I’m going up there, of course. I down two beers and begin the climb. By the time I’m up there I’m so scared I want to climb down. There is a problem. Other travellers are down in other bungalows watching the action. Now I’m not allowed to chicken out, but do I want to! Too late. I grab the roller and bail off before I have time to think. I let go and fly into the air. Gravity lands me into the river with violence, but the water is deep, and nice. It’s done. I can swim back to my bungalow for another beer.

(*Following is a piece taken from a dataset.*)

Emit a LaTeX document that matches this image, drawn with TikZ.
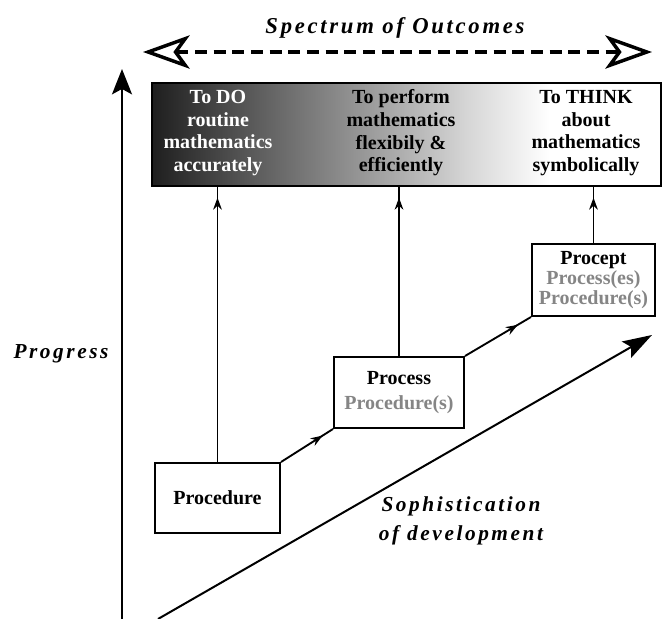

I lounge at that way station for quite a while. As day declines, I get back on my tire and float back towards Vang Vien alone. The view is staggering, beautiful cliffs tower above me. No snakes, no rats, no crocks. I swim now and again. No current. Piece of cake. People, this river ride is worth the trip to town, the stop to Vientiane. I thought that Thomaz would join me, but he’s elected to moto-ride around the region. I get back to town and select and empty cafe set up like those opium dens. They have a DVD player and a library of movies. Since I’m the only customer, the boss says, “Help yourself!” I select “Assault” by John Carpenter, lie on a cot, have opium tea served to me on the low table nearby, and watch this wonderful early thriller by the director of “The Thing”. I’m not really stoned. They serve you their concoctions with an extremely low dosage to avoid accidents. It’s disappointing, sure. But it’s just as well. What I frankly appreciate is that none of the locals make an attempt to approach me with their junk for sale. You are left alone if you want to, which is not the case for some Asian countries. Later, I shall walk across the street and have local crawfish, and run into Thomaz who’s already flirting with a local Lao girl who wants a visa out of the country. So it goes. I end the evening at that resto by asking for a ‘spiff’ on the menu. The waitress brings me a huge bag of untreated pot. That’s it? “That’s it?” How much do I take? “That’s the spiff.” Okay. I roll myself a cigar and attempt to smoke it. Soon, I’m in hyperspace and paranoid. I can’t believe a $3 spiff is the entire bag. They’re setting me up! I ask the waitress but she replies, “No. That’s it. It’s yours.” I stagger back to my hotel room with the bag and flush it down the toilet. I’m speeding through a wormhole, I can hear Captain Kirk in the background declaiming, “Warp seven, Tchekov!” Where’s the bed?? Here! Sleep!